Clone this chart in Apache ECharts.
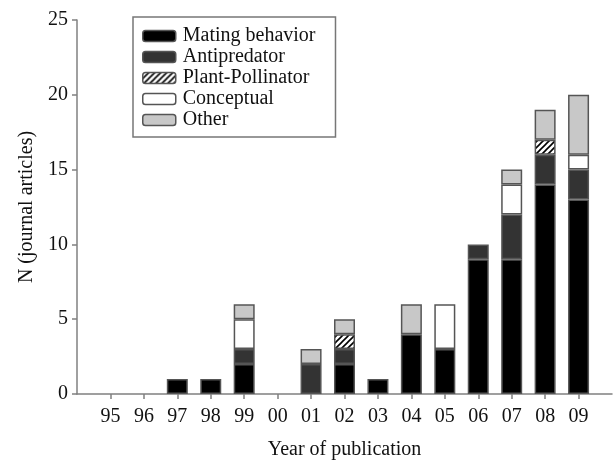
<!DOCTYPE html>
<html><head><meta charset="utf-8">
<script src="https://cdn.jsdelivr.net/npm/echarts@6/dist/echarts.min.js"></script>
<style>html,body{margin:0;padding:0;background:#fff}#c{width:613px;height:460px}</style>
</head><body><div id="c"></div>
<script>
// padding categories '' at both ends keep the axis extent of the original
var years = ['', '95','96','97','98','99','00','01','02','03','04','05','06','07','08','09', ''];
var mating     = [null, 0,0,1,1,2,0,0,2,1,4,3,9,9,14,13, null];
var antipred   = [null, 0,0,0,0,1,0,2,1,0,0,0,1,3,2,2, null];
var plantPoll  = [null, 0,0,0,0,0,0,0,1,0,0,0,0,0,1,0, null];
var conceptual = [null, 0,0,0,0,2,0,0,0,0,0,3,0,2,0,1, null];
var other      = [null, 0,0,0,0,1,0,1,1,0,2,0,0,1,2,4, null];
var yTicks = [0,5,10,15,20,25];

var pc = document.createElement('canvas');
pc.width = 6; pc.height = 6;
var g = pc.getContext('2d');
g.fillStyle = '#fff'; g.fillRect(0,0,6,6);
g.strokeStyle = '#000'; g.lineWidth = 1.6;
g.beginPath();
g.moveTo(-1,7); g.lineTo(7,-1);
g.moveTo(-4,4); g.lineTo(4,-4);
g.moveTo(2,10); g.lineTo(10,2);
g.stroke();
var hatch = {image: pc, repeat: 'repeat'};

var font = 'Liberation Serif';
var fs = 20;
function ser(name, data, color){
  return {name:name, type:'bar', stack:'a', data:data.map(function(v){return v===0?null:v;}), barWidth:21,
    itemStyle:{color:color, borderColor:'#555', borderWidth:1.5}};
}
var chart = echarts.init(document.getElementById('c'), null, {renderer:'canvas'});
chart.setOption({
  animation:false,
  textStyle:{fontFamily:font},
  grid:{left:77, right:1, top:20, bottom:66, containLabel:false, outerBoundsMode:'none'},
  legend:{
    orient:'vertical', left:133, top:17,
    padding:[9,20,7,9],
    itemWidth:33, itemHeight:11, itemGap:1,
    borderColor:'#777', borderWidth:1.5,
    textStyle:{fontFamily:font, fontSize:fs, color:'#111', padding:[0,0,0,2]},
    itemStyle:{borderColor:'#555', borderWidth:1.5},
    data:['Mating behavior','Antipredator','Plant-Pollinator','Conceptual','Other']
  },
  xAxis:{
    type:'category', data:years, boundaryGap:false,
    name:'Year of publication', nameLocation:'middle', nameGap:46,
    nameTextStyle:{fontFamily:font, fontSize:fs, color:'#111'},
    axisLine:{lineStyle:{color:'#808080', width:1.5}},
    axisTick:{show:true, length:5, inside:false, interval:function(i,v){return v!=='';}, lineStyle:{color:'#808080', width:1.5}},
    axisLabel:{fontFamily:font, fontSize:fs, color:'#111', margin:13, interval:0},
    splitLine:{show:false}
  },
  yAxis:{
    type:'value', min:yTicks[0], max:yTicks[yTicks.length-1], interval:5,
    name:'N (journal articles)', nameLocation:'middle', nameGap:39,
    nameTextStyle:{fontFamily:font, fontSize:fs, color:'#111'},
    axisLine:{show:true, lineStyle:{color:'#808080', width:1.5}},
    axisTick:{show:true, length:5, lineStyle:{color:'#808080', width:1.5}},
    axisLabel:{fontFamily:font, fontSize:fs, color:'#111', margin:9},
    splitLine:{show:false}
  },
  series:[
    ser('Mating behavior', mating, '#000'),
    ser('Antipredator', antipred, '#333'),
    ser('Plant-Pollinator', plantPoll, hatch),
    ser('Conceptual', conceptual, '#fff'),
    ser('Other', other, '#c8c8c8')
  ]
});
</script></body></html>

#####

The exercise: Write out each line again precisely as it appears, skipping every picture.

Worked answer:
Clone this chart in Apache ECharts.
<!DOCTYPE html>
<html><head><meta charset="utf-8">
<script src="https://cdn.jsdelivr.net/npm/echarts@6/dist/echarts.min.js"></script>
<style>html,body{margin:0;padding:0;background:#fff}#c{width:613px;height:460px}</style>
</head><body><div id="c"></div>
<script>
// padding categories '' at both ends keep the axis extent of the original
var years = ['', '95','96','97','98','99','00','01','02','03','04','05','06','07','08','09', ''];
var mating     = [null, 0,0,1,1,2,0,0,2,1,4,3,9,9,14,13, null];
var antipred   = [null, 0,0,0,0,1,0,2,1,0,0,0,1,3,2,2, null];
var plantPoll  = [null, 0,0,0,0,0,0,0,1,0,0,0,0,0,1,0, null];
var conceptual = [null, 0,0,0,0,2,0,0,0,0,0,3,0,2,0,1, null];
var other      = [null, 0,0,0,0,1,0,1,1,0,2,0,0,1,2,4, null];
var yTicks = [0,5,10,15,20,25];

var pc = document.createElement('canvas');
pc.width = 6; pc.height = 6;
var g = pc.getContext('2d');
g.fillStyle = '#fff'; g.fillRect(0,0,6,6);
g.strokeStyle = '#000'; g.lineWidth = 1.6;
g.beginPath();
g.moveTo(-1,7); g.lineTo(7,-1);
g.moveTo(-4,4); g.lineTo(4,-4);
g.moveTo(2,10); g.lineTo(10,2);
g.stroke();
var hatch = {image: pc, repeat: 'repeat'};

var font = 'Liberation Serif';
var fs = 20;
function ser(name, data, color){
  return {name:name, type:'bar', stack:'a', data:data.map(function(v){return v===0?null:v;}), barWidth:21,
    itemStyle:{color:color, borderColor:'#555', borderWidth:1.5}};
}
var chart = echarts.init(document.getElementById('c'), null, {renderer:'canvas'});
chart.setOption({
  animation:false,
  textStyle:{fontFamily:font},
  grid:{left:77, right:1, top:20, bottom:66, containLabel:false, outerBoundsMode:'none'},
  legend:{
    orient:'vertical', left:133, top:17,
    padding:[9,20,7,9],
    itemWidth:33, itemHeight:11, itemGap:1,
    borderColor:'#777', borderWidth:1.5,
    textStyle:{fontFamily:font, fontSize:fs, color:'#111', padding:[0,0,0,2]},
    itemStyle:{borderColor:'#555', borderWidth:1.5},
    data:['Mating behavior','Antipredator','Plant-Pollinator','Conceptual','Other']
  },
  xAxis:{
    type:'category', data:years, boundaryGap:false,
    name:'Year of publication', nameLocation:'middle', nameGap:46,
    nameTextStyle:{fontFamily:font, fontSize:fs, color:'#111'},
    axisLine:{lineStyle:{color:'#808080', width:1.5}},
    axisTick:{show:true, length:5, inside:false, interval:function(i,v){return v!=='';}, lineStyle:{color:'#808080', width:1.5}},
    axisLabel:{fontFamily:font, fontSize:fs, color:'#111', margin:13, interval:0},
    splitLine:{show:false}
  },
  yAxis:{
    type:'value', min:yTicks[0], max:yTicks[yTicks.length-1], interval:5,
    name:'N (journal articles)', nameLocation:'middle', nameGap:39,
    nameTextStyle:{fontFamily:font, fontSize:fs, color:'#111'},
    axisLine:{show:true, lineStyle:{color:'#808080', width:1.5}},
    axisTick:{show:true, length:5, lineStyle:{color:'#808080', width:1.5}},
    axisLabel:{fontFamily:font, fontSize:fs, color:'#111', margin:9},
    splitLine:{show:false}
  },
  series:[
    ser('Mating behavior', mating, '#000'),
    ser('Antipredator', antipred, '#333'),
    ser('Plant-Pollinator', plantPoll, hatch),
    ser('Conceptual', conceptual, '#fff'),
    ser('Other', other, '#c8c8c8')
  ]
});
</script></body></html>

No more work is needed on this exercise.